2 There is no implied warranty of quality in a sale of " slops from a distillery," though made for the purchaser; they are not manufactured articles within the meaning of the law. Holden v. Clancy, 58 Barb. 590 (1871).

3 But if a written contract contains no implied warranty that an article is fit for any special purpose, no such warranty can be added to it by parol. Whitmore v. South Boston Iron Co., 2 Allen, 52 (1861).

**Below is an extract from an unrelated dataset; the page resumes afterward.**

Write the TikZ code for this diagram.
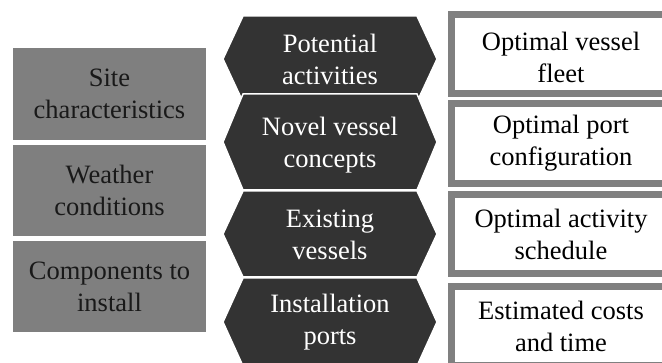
\documentclass[tikz,border=0pt]{standalone}
\usepackage{fontspec}
\setmainfont{Liberation Serif}
\newfontfamily\timesfont{Liberation Serif}
\definecolor{inputgray}{RGB}{127,127,127}
\definecolor{hexdark}{RGB}{51,51,51}
\definecolor{framegray}{RGB}{128,128,128}
\tikzset{
  lbl/.style={align=center, font=\timesfont\fontsize{26.5}{32}\selectfont},
  hexa/.style={fill=hexdark, draw=white, line width=1.5pt},
  outbox/.style={fill=white, draw=framegray, line width=7pt}
}

\begin{document}
\begin{tikzpicture}[x=1pt, y=-1pt]
  \useasboundingbox (0,0) rectangle (662,363);
  \clip (0,0) rectangle (662,363);

  % inputs
  \fill [inputgray] (13,48) rectangle (206,140);
  \fill [inputgray] (13,145) rectangle (206,236);
  \fill [inputgray] (13,241) rectangle (206,332);
  \node [lbl, text=black!90] (site) at (109.5,94) {Site\\characteristics};
  \node [lbl, text=black!90] (weather) at (109.5,190.5) {Weather\\conditions};
  \node [lbl, text=black!90] (comp) at (109.5,286.5) {Components to\\install};

  % models
  \draw [hexa] (223,59) -- ++(20,-43) -- ++(174,0) -- ++(20,43) -- ++(-20,43) -- ++(-174,0) -- cycle;
  \draw [hexa] (223,142) -- ++(20,-48) -- ++(174,0) -- ++(20,48) -- ++(-20,48) -- ++(-174,0) -- cycle;
  \draw [hexa] (223,234) -- ++(20,-43) -- ++(174,0) -- ++(20,43) -- ++(-20,43) -- ++(-174,0) -- cycle;
  \draw [hexa] (223,322) -- ++(20,-44) -- ++(174,0) -- ++(20,44) -- ++(-20,44) -- ++(-174,0) -- cycle;
  \node [lbl, text=white] (activ) at (330,59) {Potential\\activities};
  \node [lbl, text=white] (novel) at (330,145) {Novel vessel\\concepts};
  \node [lbl, text=white] (exist) at (330,235) {Existing\\vessels};
  \node [lbl, text=white] (ports) at (330,322) {Installation\\ports};

  % outputs
  \draw [outbox] (451.5,14.5) rectangle (671,93.5);
  \draw [outbox] (451.5,103.5) rectangle (671,183.5);
  \draw [outbox] (451.5,194.5) rectangle (671,273.5);
  \draw [outbox] (451.5,286.5) rectangle (671,366);
  \node [lbl] (fleet) at (561,57) {Optimal vessel\\fleet};
  \node [lbl] (config) at (561,143) {Optimal port\\configuration};
  \node [lbl] (sched) at (561,234) {Optimal activity\\schedule};
  \node [lbl] (cost) at (561,326) {Estimated costs\\and time};
\end{tikzpicture}
\end{document}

4 Jones v. Bright, 5 Bing. 533; 3 M. & P. 155; Beals v. Olmstead, 24 Vt. 114; Brenton v. Davis, 8 Blackf. 317; Gower v. Von Dedalzen, 3 Bing. N. C. 717; 4 Scott, 460; Gray v. Cox, 1 C. & P. 186; 4 B. & C. 108; Bluett v. Osborne, 1 Stark. 384; Gallagher v. Waring, 9 Wend. 20; Shepherd v. Pybus, 4 Scott, N. R. 434; Smith v. Marrable, 11 M. & W. 5; Freeman v. Clute, 3 Barb. 425; Park v. Morris Axe Co., 60 Barb. 140 (1871); Leopold v. Van Kirk, 27 Wis. 152 (1870); Boothby v. Scales, Ib. 626; Macfarlane v. Taylor, Law R. 1 H. L. Scotch, 245 (1868). In Howard v. Hoey, 23 Wend 350, the court distinguishes between executed and executory contracts of sale in respect to the implied warranty. And Bronson, Ch. J., says, " Where a contract is executory, or, in other words, to deliver an article not defined at the time, on a future day, whether the vendor have an article of the kind on hand, or it is afterwards to be procured or manufactured, the promisee cannot be compelled to put up satisfied with an inferior commodity. The contract always carries an obligation that it shall be at least merchantable, - at least of medium quality or goodness. If it come short of this, it may be returned, after the vendee has had a reasonable time to inspect it." See, also, Moses v. Mead, 1 Denio, 378, where this case is recognized.